--- BEGIN ---
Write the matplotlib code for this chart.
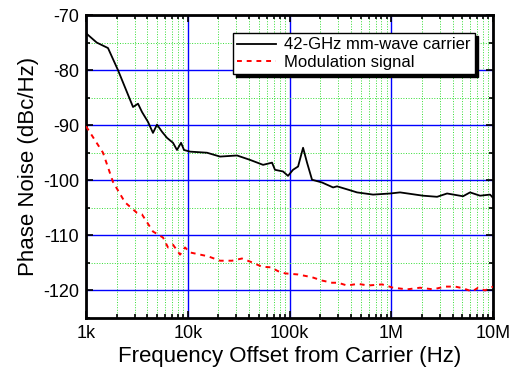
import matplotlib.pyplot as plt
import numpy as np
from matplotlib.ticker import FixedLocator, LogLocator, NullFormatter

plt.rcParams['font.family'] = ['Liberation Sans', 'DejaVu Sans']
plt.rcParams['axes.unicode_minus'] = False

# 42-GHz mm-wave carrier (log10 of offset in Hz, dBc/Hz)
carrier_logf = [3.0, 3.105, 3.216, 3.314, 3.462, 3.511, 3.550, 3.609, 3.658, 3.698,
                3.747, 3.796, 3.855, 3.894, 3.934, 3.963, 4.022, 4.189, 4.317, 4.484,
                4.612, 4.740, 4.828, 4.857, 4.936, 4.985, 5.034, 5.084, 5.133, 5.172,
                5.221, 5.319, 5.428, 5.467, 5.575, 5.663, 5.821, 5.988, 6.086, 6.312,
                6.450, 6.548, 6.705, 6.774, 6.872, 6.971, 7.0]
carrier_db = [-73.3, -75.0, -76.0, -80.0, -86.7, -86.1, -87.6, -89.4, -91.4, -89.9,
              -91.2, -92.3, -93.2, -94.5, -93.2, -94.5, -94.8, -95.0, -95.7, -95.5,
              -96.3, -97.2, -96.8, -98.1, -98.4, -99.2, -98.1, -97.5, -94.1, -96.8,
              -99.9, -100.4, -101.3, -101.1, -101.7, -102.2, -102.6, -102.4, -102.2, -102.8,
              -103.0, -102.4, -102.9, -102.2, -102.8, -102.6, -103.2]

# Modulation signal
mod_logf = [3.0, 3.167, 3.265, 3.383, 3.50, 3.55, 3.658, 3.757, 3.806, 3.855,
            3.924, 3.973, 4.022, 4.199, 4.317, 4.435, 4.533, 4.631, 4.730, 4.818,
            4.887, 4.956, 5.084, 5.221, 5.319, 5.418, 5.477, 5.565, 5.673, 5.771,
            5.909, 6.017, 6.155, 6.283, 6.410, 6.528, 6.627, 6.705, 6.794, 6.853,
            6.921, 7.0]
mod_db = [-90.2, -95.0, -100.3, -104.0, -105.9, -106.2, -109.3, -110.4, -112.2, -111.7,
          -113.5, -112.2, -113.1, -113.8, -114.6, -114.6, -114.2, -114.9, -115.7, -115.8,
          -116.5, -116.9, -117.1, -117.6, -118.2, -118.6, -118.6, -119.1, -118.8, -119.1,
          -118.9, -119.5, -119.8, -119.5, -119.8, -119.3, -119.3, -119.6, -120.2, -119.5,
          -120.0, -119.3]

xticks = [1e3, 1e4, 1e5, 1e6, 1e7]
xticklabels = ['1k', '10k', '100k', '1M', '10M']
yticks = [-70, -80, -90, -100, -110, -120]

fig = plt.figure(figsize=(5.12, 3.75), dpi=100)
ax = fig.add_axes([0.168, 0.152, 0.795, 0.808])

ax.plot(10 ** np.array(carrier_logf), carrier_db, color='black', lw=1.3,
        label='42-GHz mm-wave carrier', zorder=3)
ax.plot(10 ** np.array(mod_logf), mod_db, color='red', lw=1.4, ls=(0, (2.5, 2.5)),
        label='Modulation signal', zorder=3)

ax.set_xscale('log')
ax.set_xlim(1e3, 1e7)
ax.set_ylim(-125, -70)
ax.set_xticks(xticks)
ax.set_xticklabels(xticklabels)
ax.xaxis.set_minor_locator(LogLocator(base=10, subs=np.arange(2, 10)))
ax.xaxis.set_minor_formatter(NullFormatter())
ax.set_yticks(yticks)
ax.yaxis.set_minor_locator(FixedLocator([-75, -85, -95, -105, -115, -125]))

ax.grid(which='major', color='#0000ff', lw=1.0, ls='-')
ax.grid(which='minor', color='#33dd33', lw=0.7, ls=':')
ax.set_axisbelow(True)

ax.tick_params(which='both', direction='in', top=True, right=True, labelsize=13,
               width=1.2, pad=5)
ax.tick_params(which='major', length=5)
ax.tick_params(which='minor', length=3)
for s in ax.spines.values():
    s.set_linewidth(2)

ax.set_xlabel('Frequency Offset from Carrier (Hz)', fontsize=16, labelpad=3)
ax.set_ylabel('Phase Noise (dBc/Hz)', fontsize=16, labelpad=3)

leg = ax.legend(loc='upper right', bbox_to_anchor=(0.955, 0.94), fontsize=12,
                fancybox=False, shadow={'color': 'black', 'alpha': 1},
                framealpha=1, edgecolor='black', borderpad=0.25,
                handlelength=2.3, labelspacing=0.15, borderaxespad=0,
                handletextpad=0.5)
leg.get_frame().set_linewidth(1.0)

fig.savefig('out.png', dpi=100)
--- END ---
The problem: Restate the material word for word from its first line through the line containing "plt.rcParams['axes.unicode_minus'] = False", both included; the pictures do not belong in it.

Response below:
Write the matplotlib code for this chart.
import matplotlib.pyplot as plt
import numpy as np
from matplotlib.ticker import FixedLocator, LogLocator, NullFormatter

plt.rcParams['font.family'] = ['Liberation Sans', 'DejaVu Sans']
plt.rcParams['axes.unicode_minus'] = False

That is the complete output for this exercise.